Henry Cabarrus recalled the fear he felt when he joined in a lawsuit challenging the closing of schools in Prince Edward County, which remained closed until 1964.

"People will see me, they'll know me and they'll kill me," he remembered thinking.

The demise of massive resistance did not trigger swift integration of public schools. Virginia preserved various forms of "passive resistance," developing freedom-of-choice plans and repealing compulsory attendance laws. Those measures, along with white flight from the cities, slowed the pace of integration in the 1960s. Former Gov. Douglas Wilder, the nation's first elected black governor, told the conference that "the lingering effects of decades of justifying segregation continues."

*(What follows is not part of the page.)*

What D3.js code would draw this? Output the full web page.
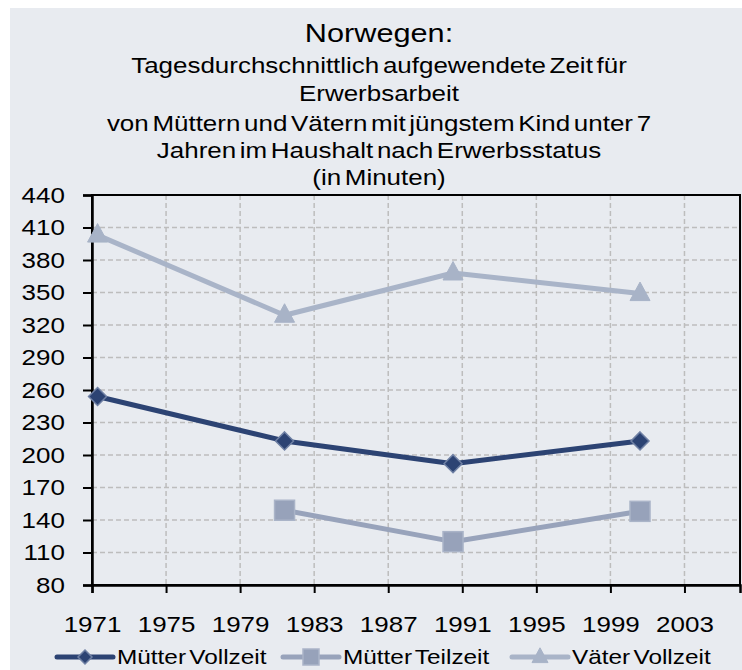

Holton, who also attended the conference, helped build momentum for integration by sending his children to predominantly black Richmond public schools in 1970.

Wilder said massive resistance had devastating consequences for students who were denied educations, and he spared no criticism of those in government and the media who enabled and encouraged the policy. Wilder worried whether younger generations will take advantage of opportunities created for them by those who knocked down the walls of institutional racism.

But Wilder, who was governor from 1990 to 1994, also talked of the progress that has occurred over a half-century and noted that he took the oath of office on the steps of the same building that spawned massive resistance.

"Looking back, I don't see the ravages of poverty and racism," Wilder said. "Instead I see the wealth of a community who lifted me up and pushed me to achieve my best."